The credits rolling after the 1990 Kevin Costner oeuvre, Dances with Wolves, featured the following character names: He who smiles a lot, He who has wind in his hair, She who stands with fist. Costner’s main squeeze, Mary McDonnell, should have been called She who has capped teeth.
All people in the news now sound like the cast from Dancing With Wolves II. In one Newsweek article about NSA wiretapping, five appositional disclaimers were cited to describe some of the characters: He who declined to be named talking about the former director, He who didn’t want to be named talking about internal matters, He who asked not to be named because of the matter’s sensitivity, He who would not be named talking about agency procedures, He who wouldn’t speak about internal matters on the record.
Perhaps the He-whos down in Whoville are Bush nicknamery in long-form, or perhaps they are observant members of an anonymous program to which George does not belong, but the final effect is that the Rove-cone of silence makes us all Guess Workers. Who are these people?
When our nation’s high school newspaper, USA Today, claimed to break the NSA story, I pored over their pie-charts as if they were some recently discovered ancient cuneiforms of a civilization I barely knew.

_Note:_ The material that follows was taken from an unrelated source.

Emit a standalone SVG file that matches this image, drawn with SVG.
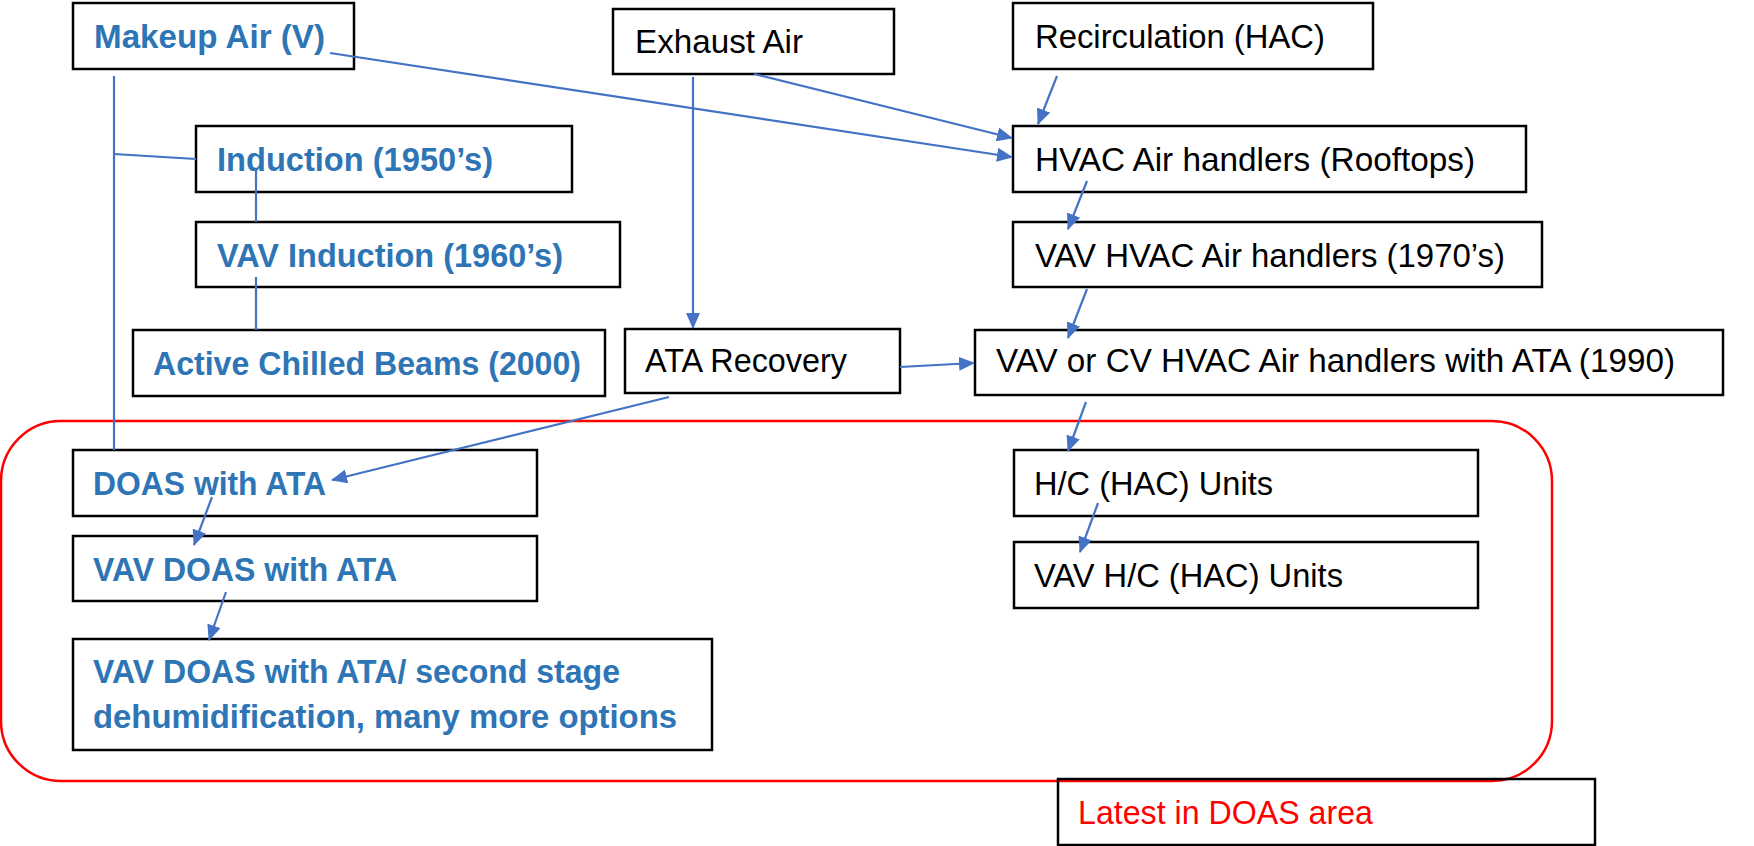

But first I tried to cancel Verizon, they who “never stop working for you,” and for NSA apparently. They never got back to me. They were too busy digging their data mines. That explains all the Verizon repair huts on the streets of New York. If Al Qaeda calls, NSA wants to know who they’re talking to. Please leave your number, even if you think we have it. George (He who says they are not listening, just looking for patterns) Bush is resolute. Maybe I’ll try not paying my bill, just using their service. Can you hear me now?
Then I went back to deciphering the American people. “Based on what you have heard or read about the NSA database of Americans’ phone records, do you approve or disapprove of this government program?” Only 51 percent said they disapproved! 43 percent approved and 6 percent had no opinion.
“If you knew that the federal government had your telephone records, how concerned would you be?” 44 percent would not be concerned at all. This must be the upright unconcerned citizen brigade, you know, the folks who console themselves with the trope/tripe, “If you don’t have anything to hide, you don’t have to worry.” The breakdown of my fellow concerned citizens was 20 percent “not too,” 13 percent “somewhat,” and 22 percent “very.” 1 percent had no opinion or perhaps no phone.
While 33 percent of concerneds could not work up a good head of steam about the whole thing, in my household we are reevaluating our all access pass to the grid because it goes both ways. We’ve cut up our special shopper bar code cards. No more online shopping for us. I’m looking at my iPod differently. I’m swearing off iTunes. The Tivo’s got to go. String and tin cans from our home terror kit stash of deviled hams will have to do.
And when I’m flying in a full plane, I pretend that rows 1 through 17 are that unconcerned 44 percent. I spend the whole flight guessing who they are and how do they do that?